Don't know wha kinda rods you are hauling,,, but if you would be sick if a stone or big bug or some kinda of road trash knocked an insert out of one the guides, buy you some 4 inch pvc tubes and put the rods in them to make the long haul.


----------



## fishinmama (Oct 14, 2006)

Jack -- kids foam swim noodles, partially slit, can offer some protection to your rods for the trip


----------



## Centralpafish (Jul 5, 2007)

Mama, great idea. To clairfy the custom rods from Walt D and Barry will be riding inside with me. I will try the swim noodles for them.My older factory heavers wiill be on the roof while enroute from PA. On the beach they'll be in a small rear rack that I have now and a new Shooter Rack sometime this spring/summer. Jack


----------



## y-hike (Apr 28, 2007)

Butts in the rear, my racks are only 5 feet apart so putting them in tip first would allow them to flex with the wind and weight of the butt.


----------



## Mark G (Nov 15, 2004)

Depends on your set up. IF the set up allows it would be better to have the tips to the rear, but you don;t want the tips hanging out past the end of your vehicle, and as stated earlier you can't have the butts out so far past the ski rack that the weight of the butt hanging off the end causes flex issues.

My set up dictates that I carry mine tip forward, so far no problems.


----------



## Hannibal (Aug 10, 2007)

Mine travel butts forward (handles actually rest slightly above the roof of my truck). The entire frame of the rack is roughly 6' and I have a support brace/mount in the middle. The rod tips do overhang the back of the truck by about 2' or so - but since they are close to 8' above the ground, I am not worried about damage from a fender bender. So far everything stays put completely and I've had no issues.

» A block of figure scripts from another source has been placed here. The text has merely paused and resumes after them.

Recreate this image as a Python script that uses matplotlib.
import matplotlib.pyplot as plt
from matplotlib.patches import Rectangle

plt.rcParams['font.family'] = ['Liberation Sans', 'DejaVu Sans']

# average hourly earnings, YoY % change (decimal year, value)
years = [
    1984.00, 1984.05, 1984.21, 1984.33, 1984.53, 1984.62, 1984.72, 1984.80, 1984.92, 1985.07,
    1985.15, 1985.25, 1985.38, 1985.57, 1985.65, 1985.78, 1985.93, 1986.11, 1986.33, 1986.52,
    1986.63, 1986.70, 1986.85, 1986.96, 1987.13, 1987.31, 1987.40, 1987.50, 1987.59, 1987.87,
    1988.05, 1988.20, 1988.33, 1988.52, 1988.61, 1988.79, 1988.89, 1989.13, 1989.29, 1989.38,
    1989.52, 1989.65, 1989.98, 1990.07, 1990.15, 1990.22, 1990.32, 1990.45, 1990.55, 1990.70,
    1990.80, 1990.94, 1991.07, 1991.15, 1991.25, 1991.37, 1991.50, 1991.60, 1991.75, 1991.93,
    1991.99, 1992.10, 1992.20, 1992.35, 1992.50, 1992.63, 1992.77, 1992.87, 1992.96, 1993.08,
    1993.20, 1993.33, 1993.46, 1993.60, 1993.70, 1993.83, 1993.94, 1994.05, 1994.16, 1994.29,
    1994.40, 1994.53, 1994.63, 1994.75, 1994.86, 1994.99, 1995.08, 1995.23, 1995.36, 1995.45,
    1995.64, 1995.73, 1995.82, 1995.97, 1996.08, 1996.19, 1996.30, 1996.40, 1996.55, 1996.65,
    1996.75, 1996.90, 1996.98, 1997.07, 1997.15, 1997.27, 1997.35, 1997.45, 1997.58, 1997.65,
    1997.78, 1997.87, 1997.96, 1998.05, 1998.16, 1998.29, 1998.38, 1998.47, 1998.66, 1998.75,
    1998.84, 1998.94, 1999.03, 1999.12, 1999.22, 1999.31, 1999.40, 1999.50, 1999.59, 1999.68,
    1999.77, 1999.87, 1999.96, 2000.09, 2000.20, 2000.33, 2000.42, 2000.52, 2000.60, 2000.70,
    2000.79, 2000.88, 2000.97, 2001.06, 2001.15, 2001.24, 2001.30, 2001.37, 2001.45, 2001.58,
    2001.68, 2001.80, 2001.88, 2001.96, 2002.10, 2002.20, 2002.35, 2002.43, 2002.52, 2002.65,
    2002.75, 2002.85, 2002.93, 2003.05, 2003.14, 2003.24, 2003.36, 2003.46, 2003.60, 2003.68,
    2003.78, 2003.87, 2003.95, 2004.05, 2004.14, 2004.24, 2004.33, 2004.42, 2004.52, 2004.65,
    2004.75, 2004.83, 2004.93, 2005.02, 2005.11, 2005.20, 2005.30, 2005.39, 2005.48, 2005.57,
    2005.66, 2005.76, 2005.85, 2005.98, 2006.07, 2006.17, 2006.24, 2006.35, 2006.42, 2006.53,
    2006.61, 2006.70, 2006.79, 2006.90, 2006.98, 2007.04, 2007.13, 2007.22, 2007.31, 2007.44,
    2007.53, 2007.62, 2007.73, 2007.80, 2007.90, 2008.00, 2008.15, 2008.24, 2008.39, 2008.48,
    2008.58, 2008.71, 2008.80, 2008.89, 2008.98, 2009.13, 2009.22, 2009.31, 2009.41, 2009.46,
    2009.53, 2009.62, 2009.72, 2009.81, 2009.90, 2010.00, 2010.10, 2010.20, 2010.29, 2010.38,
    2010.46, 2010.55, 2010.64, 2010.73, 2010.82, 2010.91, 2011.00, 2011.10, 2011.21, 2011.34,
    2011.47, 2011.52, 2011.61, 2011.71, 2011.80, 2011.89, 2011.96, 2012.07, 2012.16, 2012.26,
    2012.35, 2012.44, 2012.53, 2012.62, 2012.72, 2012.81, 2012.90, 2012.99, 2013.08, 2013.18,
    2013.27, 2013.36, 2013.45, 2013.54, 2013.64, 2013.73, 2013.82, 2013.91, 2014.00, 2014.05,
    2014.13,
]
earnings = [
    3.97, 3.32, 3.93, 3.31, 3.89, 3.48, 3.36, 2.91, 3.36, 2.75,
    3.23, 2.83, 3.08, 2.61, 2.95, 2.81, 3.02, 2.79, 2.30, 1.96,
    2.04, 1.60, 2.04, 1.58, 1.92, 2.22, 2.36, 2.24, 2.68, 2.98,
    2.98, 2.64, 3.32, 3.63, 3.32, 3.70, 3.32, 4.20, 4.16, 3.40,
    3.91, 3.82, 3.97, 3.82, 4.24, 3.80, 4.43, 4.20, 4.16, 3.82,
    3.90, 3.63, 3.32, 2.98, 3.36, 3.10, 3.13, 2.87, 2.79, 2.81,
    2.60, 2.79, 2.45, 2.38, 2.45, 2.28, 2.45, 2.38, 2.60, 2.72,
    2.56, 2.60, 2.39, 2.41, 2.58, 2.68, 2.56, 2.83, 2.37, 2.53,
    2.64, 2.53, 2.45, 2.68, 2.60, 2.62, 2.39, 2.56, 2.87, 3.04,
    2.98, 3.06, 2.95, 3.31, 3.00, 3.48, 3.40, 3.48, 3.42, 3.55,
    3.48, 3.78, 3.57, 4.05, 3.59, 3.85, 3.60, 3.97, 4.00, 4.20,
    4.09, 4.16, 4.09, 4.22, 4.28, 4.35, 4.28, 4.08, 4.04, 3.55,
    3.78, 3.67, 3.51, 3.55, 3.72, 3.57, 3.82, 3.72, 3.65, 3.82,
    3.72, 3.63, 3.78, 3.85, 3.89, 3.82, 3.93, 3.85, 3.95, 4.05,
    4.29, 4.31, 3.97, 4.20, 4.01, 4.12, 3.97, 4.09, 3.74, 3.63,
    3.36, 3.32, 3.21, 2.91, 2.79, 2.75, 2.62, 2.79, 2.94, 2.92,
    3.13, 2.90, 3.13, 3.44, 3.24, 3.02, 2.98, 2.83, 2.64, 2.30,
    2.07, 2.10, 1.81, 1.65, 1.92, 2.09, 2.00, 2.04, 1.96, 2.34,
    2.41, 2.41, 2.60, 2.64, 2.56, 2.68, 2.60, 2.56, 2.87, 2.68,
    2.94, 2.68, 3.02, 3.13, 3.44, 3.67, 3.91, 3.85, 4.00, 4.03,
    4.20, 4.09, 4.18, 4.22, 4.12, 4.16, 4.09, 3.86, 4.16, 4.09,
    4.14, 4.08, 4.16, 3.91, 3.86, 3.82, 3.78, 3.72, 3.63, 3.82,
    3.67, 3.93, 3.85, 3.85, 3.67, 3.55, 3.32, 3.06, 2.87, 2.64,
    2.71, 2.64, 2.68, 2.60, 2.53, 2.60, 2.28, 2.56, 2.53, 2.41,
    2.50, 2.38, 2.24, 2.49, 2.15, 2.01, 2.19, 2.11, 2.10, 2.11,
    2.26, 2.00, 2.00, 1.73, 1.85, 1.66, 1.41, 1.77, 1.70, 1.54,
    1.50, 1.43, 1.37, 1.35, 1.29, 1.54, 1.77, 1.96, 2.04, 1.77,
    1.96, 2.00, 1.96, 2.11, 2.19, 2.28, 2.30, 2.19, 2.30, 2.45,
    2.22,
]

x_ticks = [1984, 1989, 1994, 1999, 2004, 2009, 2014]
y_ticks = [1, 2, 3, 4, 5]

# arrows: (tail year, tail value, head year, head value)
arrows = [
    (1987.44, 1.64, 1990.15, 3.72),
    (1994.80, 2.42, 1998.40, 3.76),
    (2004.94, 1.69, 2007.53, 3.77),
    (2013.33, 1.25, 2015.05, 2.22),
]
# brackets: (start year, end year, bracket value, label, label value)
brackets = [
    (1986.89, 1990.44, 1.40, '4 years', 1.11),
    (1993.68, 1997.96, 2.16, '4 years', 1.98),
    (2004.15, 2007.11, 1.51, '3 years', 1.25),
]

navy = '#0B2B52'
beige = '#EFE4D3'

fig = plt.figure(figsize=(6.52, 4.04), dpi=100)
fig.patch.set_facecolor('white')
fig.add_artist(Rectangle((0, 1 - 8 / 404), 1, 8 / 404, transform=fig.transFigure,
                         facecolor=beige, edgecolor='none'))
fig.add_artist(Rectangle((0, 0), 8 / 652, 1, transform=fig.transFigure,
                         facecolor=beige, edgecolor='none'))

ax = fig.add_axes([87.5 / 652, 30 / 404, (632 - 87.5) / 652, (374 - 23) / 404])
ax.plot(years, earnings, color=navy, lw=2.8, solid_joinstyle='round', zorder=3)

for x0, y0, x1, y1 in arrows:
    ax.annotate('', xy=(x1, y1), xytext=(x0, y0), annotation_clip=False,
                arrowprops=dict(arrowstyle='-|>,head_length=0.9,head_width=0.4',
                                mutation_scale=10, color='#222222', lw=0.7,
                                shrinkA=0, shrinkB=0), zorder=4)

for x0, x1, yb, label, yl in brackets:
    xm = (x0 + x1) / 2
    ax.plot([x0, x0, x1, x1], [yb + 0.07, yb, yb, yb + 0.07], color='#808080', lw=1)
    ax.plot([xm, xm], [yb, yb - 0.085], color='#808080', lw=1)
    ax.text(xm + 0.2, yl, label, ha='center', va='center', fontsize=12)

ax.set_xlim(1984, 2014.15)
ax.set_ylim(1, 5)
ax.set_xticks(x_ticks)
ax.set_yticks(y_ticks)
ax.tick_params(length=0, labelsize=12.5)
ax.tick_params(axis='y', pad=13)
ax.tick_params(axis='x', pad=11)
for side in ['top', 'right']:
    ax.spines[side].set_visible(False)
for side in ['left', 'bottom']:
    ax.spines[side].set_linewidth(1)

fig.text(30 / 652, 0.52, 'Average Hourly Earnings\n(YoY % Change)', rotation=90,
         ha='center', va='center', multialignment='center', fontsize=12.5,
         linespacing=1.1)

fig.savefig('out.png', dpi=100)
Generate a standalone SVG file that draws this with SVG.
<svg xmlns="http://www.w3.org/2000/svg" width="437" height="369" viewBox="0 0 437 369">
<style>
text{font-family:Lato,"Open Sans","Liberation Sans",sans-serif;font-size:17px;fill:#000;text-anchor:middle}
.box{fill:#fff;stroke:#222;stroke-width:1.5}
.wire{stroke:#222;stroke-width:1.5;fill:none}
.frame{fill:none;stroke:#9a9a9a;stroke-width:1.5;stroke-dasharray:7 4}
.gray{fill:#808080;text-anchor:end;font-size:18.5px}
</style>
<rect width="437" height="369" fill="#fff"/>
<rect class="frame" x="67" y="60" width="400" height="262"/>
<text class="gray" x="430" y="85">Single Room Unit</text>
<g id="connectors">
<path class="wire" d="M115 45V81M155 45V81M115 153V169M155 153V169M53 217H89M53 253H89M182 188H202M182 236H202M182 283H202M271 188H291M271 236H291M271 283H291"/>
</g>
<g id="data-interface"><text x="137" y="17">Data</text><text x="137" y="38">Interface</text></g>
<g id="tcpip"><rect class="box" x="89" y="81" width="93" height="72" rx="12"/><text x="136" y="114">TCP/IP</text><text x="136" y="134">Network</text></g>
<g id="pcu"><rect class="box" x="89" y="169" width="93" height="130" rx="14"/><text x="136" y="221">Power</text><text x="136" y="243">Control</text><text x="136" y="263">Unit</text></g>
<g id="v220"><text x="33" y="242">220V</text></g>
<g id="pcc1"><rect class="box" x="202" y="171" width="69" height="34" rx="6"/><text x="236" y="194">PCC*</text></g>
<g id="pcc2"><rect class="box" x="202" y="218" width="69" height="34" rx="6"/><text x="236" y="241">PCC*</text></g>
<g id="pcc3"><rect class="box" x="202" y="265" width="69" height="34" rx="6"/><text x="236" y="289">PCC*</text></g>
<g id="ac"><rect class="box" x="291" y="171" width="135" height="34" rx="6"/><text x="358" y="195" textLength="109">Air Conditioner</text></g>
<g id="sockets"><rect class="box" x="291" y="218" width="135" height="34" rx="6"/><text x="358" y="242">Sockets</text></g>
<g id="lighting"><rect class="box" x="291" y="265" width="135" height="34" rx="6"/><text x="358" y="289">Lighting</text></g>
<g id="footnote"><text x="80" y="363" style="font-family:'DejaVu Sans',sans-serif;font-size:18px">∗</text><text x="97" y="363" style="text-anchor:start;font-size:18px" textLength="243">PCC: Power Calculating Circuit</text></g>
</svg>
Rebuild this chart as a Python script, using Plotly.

I have THOUGHT about bagging my reels while on a long haul though but with their location, I feel they are pretty well protected from road gunk and debris.


----------



## AtlantaKing (Jul 7, 2002)

I store my rods inside my 4Runner when I'm on the highway. The reels are removed, stored separately, and the rod sections are sleeved and bundled together. It's amazing how compact a 12-rod bundle can be when there are no reels hanging off of it. The reels go on the rods, and the combos go on the ski rack when I get to the beach. Why risk damaging a rod and potentially losing a trophy when it takes only a few extra minutes to break them down and store inside the vehicle?  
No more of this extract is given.